### What is expected
Find every line with the word "this" and give their count, nothing else.

--- begin Record excerpts ---

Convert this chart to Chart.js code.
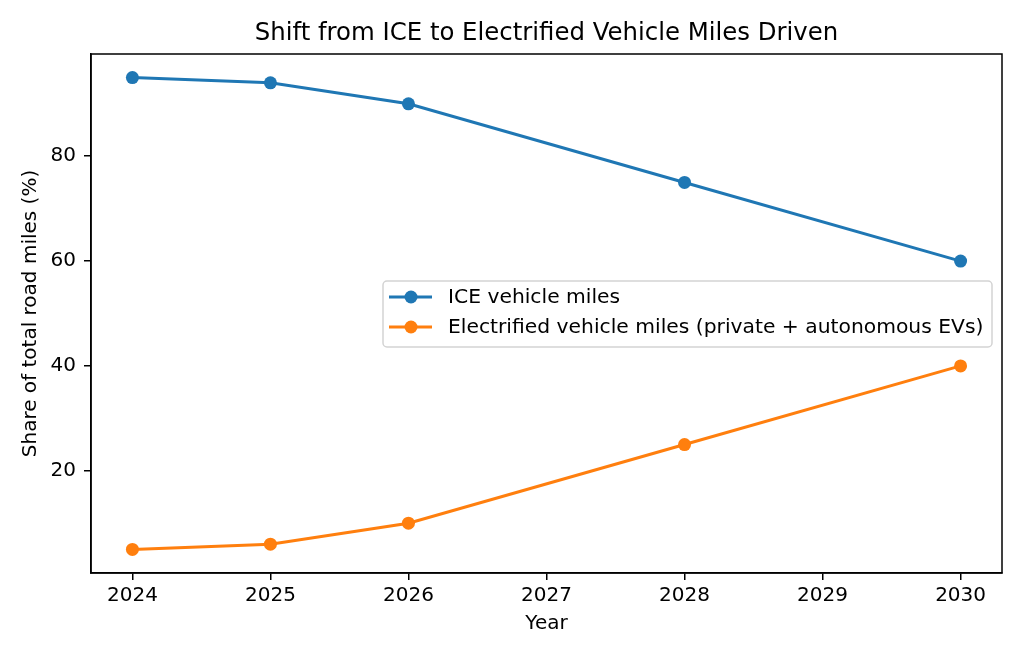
<!DOCTYPE html>
<html>
<head>
<meta charset="utf-8">
<script src="https://cdn.jsdelivr.net/npm/chart.js@4.4.1/dist/chart.umd.min.js"></script>
<style>
    html, body { margin: 0; padding: 0; background: #fff; }
    #wrap { width: 1024px; height: 658px; }
</style>
</head>
<body>
<div id="wrap"><canvas id="chart" width="1024" height="658"></canvas></div>
<script>
// Data
const years = [2024, 2025, 2026, 2028, 2030];
const iceMiles = [95, 94, 90, 75, 60];
const evMiles = [5, 6, 10, 25, 40];
const xTicks = [2024, 2025, 2026, 2027, 2028, 2029, 2030];
const yTicks = [20, 40, 60, 80];

const chartTitle = 'Shift from ICE to Electrified Vehicle Miles Driven';
const seriesLabels = [
    'ICE vehicle miles',
    'Electrified vehicle miles (private + autonomous EVs)',
];
const seriesColors = ['#1f77b4', '#ff7f0e'];
const FONT = "'DejaVu Sans', sans-serif";

function points(values) {
    return years.map((y, i) => ({x: y, y: values[i]}));
}

// Frame round the plot area, and the title centred over it
const pluginFrame = {
    id: 'frame',
    afterDraw: function(chart) {
        const a = chart.chartArea;
        const ctx = chart.ctx;
        ctx.save();
        ctx.strokeStyle = '#000';
        ctx.lineWidth = 1.5;
        ctx.strokeRect(a.left, a.top, a.right - a.left, a.bottom - a.top);
        ctx.fillStyle = '#000';
        ctx.font = '24.4px ' + FONT;
        ctx.textAlign = 'center';
        ctx.textBaseline = 'middle';
        ctx.fillText(chartTitle, (a.left + a.right) / 2, 34);
        ctx.restore();
    },
};

// Legend drawn inside the plot area (centre right)
const pluginInnerLegend = {
    id: 'innerLegend',
    afterDraw: function(chart) {
        const ctx = chart.ctx;
        const box = {x: 383, y: 281, w: 609, h: 66};
        ctx.save();
        ctx.fillStyle = 'rgba(255,255,255,0.8)';
        ctx.strokeStyle = '#d3d3d3';
        ctx.lineWidth = 1.5;
        ctx.beginPath();
        ctx.roundRect(box.x, box.y, box.w, box.h, 4);
        ctx.fill();
        ctx.stroke();
        ctx.font = '20.3px ' + FONT;
        ctx.textBaseline = 'middle';
        chart.data.datasets.forEach(function(ds, i) {
            const cy = 297 + i * 30;
            ctx.strokeStyle = ds.borderColor;
            ctx.lineWidth = 3;
            ctx.beginPath();
            ctx.moveTo(389, cy);
            ctx.lineTo(432, cy);
            ctx.stroke();
            ctx.fillStyle = ds.borderColor;
            ctx.beginPath();
            ctx.arc(411, cy, 6.5, 0, Math.PI * 2);
            ctx.fill();
            ctx.fillStyle = '#000';
            ctx.fillText(ds.label, 448, cy + 1);
        });
        ctx.restore();
    },
};

const datasets = [iceMiles, evMiles].map(function(values, i) {
    return {
        label: seriesLabels[i],
        data: points(values),
        borderColor: seriesColors[i],
        backgroundColor: seriesColors[i],
        borderWidth: 3,
        pointRadius: 6.5,
        pointHoverRadius: 6.5,
        pointBorderWidth: 0,
        tension: 0,
    };
});

new Chart(document.getElementById('chart'), {
    type: 'line',
    data: {datasets: datasets},
    options: {
        responsive: false,
        animation: false,
        devicePixelRatio: 1,
        layout: {padding: {left: 0, right: 22, top: 54, bottom: 0}},
        plugins: {
            legend: {display: false},
            tooltip: {enabled: false},
            title: {display: false},
        },
        scales: {
            x: {
                type: 'linear',
                min: 2023.7,
                max: 2030.3,
                afterBuildTicks: function(scale) {
                    scale.ticks = xTicks.map(v => ({value: v}));
                },
                afterFit: function(scale) {
                    scale.height = 85;
                },
                grid: {
                    display: true,
                    drawOnChartArea: false,
                    drawTicks: true,
                    tickLength: 7,
                    lineWidth: 1.5,
                    color: '#000',
                },
                border: {display: true, color: '#000', width: 1.5},
                ticks: {
                    color: '#000',
                    padding: 4,
                    font: {family: FONT, size: 20},
                    callback: v => String(v),
                },
                title: {
                    display: true,
                    text: 'Year',
                    color: '#000',
                    font: {family: FONT, size: 20},
                    padding: {top: 0, bottom: 22},
                },
            },
            y: {
                type: 'linear',
                min: 0.5,
                max: 99.5,
                afterBuildTicks: function(scale) {
                    scale.ticks = yTicks.map(v => ({value: v}));
                },
                afterFit: function(scale) {
                    scale.width = 91;
                },
                grid: {
                    display: true,
                    drawOnChartArea: false,
                    drawTicks: true,
                    tickLength: 7,
                    lineWidth: 1.5,
                    color: '#000',
                },
                border: {display: true, color: '#000', width: 1.5},
                ticks: {
                    color: '#000',
                    padding: 8,
                    font: {family: FONT, size: 20},
                },
                title: {
                    display: true,
                    text: 'Share of total road miles (%)',
                    color: '#000',
                    font: {family: FONT, size: 20},
                    padding: {top: 19, bottom: 0},
                },
            },
        },
    },
    plugins: [pluginFrame, pluginInnerLegend],
});
</script>
</body>
</html>
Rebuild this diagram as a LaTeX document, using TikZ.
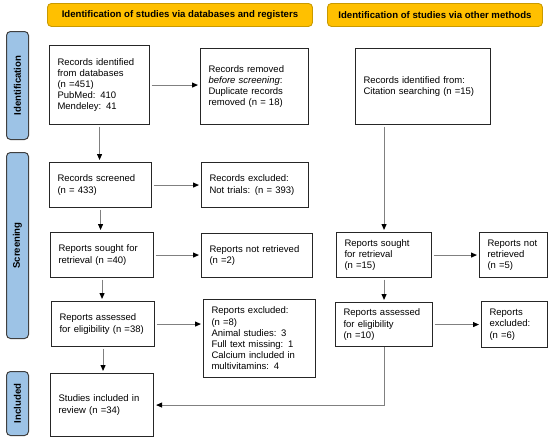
\documentclass[tikz,border=0pt]{standalone}
\usepackage{fontspec}
\setmainfont{Liberation Sans}
\usetikzlibrary{arrows.meta}
\definecolor{hdrfill}{HTML}{FFC000}
\definecolor{hdrdraw}{HTML}{C99A00}
\definecolor{sidefill}{HTML}{9DC3E6}
\definecolor{sidedraw}{HTML}{404040}
\definecolor{conn}{HTML}{808080}
\tikzset{
  hdr/.style={draw=hdrdraw, fill=hdrfill, line width=0.9pt, rounded corners=4pt, anchor=north west, inner sep=0pt, font=\fontsize{9.6}{11}\selectfont\bfseries},
  side/.style={draw=sidedraw, fill=sidefill, line width=1pt, rounded corners=4pt, anchor=north west, inner sep=0pt},
  sidetext/.style={font=\fontsize{9.6}{11}\selectfont\bfseries, rotate=90},
  box/.style={draw=black!85, line width=1.1pt, anchor=north west, inner xsep=8pt, inner ysep=2pt, align=left, font=\fontsize{9.5}{11.2}\selectfont},
  arr/.style={draw=conn, line width=1pt, -{Triangle[length=6pt,width=5pt,color=black]}, shorten <=1.5pt, shorten >=2pt},
}
\begin{document}
\begin{tikzpicture}[x=1pt,y=-1pt]
\useasboundingbox (0,0) rectangle (550,439);
% headers
\node[hdr, minimum width=265pt, minimum height=23pt] (h1) at (47,3) {Identification of studies via databases and registers};
\node[hdr, minimum width=215pt, minimum height=23pt] (h2) at (327,3) {Identification of studies via other methods};
% side labels
\node[side, minimum width=22pt, minimum height=108pt] (s1) at (6,31) {};
\node[sidetext] (s1t) at (s1.center) {Identification};
\node[side, minimum width=22pt, minimum height=186pt] (s2) at (6,152) {};
\node[sidetext] (s2t) at (s2.center) {Screening};
\node[side, minimum width=22pt, minimum height=64pt] (s3) at (6,371) {};
\node[sidetext] (s3t) at (s3.center) {Included};
% boxes
\node[box, minimum width=100pt, minimum height=79pt, text width=84pt] (b1) at (49,45) {Records identified\\from databases\\(n =451)\\PubMed: 410\\Mendeley: 41};
\node[box, minimum width=108pt, minimum height=76pt, text width=92pt] (b2) at (200,48) {Records removed\\\textit{before screening}:\\Duplicate records\\removed (n = 18)};
\node[box, minimum width=135pt, minimum height=76pt, text width=119pt] (b3) at (355,48) {Records identified from:\\Citation searching (n =15)};
\node[box, minimum width=102pt, minimum height=45pt, text width=86pt] (b4) at (49,162) {Records screened\\(n = 433)};
\node[box, minimum width=107pt, minimum height=45pt, text width=91pt] (b5) at (201,162) {Records excluded:\\Not trials: (n = 393)};
\node[box, minimum width=103pt, minimum height=45pt, text width=87pt] (b6) at (50,232) {Reports sought for\\retrieval (n =40)};
\node[box, minimum width=111pt, minimum height=44pt, text width=95pt] (b7) at (201,233) {Reports not retrieved\\(n =2)};
\node[box, minimum width=95pt, minimum height=45pt, text width=79pt] (b8) at (336,232) {Reports sought\\for retrieval\\(n =15)};
\node[box, minimum width=68pt, minimum height=45pt, text width=52pt] (b9) at (479,232) {Reports not\\retrieved\\(n =5)};
\node[box, minimum width=103pt, minimum height=45pt, text width=87pt] (b10) at (51,301) {Reports assessed\\for eligibility (n =38)};
\node[box, minimum width=112pt, minimum height=78pt, text width=96pt] (b11) at (203,299) {Reports excluded:\\(n =8)\\Animal studies: 3\\Full text missing: 1\\Calcium included in\\multivitamins: 4};
\node[box, minimum width=97pt, minimum height=44pt, text width=81pt] (b12) at (335,302) {Reports assessed\\for eligibility\\(n =10)};
\node[box, minimum width=66pt, minimum height=46pt, text width=50pt] (b13) at (481,301) {Reports\\excluded:\\(n =6)};
\node[box, minimum width=103pt, minimum height=63pt, text width=87pt] (b14) at (50,373) {Studies included in\\review (n =34)};
% connectors
\draw[arr] (b1.east) -- (b1.east -| b2.west);
\draw[arr] (b1.south) -- (b1.south |- b4.north);
\draw[arr] (b4.east) -- (b4.east -| b5.west);
\draw[arr] (b4.south) -- (b4.south |- b6.north);
\draw[arr] (b6.east) -- (b6.east -| b7.west);
\draw[arr] (b6.south) -- (b6.south |- b10.north);
\draw[arr] (b10.east) -- (b10.east -| b11.west);
\draw[arr] (b10.south) -- (b10.south |- b14.north);
\draw[arr] (b8.north |- b3.south) -- (b8.north);
\draw[arr] (b8.east) -- (b8.east -| b9.west);
\draw[arr] (b8.south) -- (b8.south |- b12.north);
\draw[arr] (b12.east) -- (b12.east -| b13.west);
\draw[arr, shorten <=0pt] (b12.south) |- (b14.east);
\end{tikzpicture}
\end{document}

--- end Record excerpts ---

### Written solution
2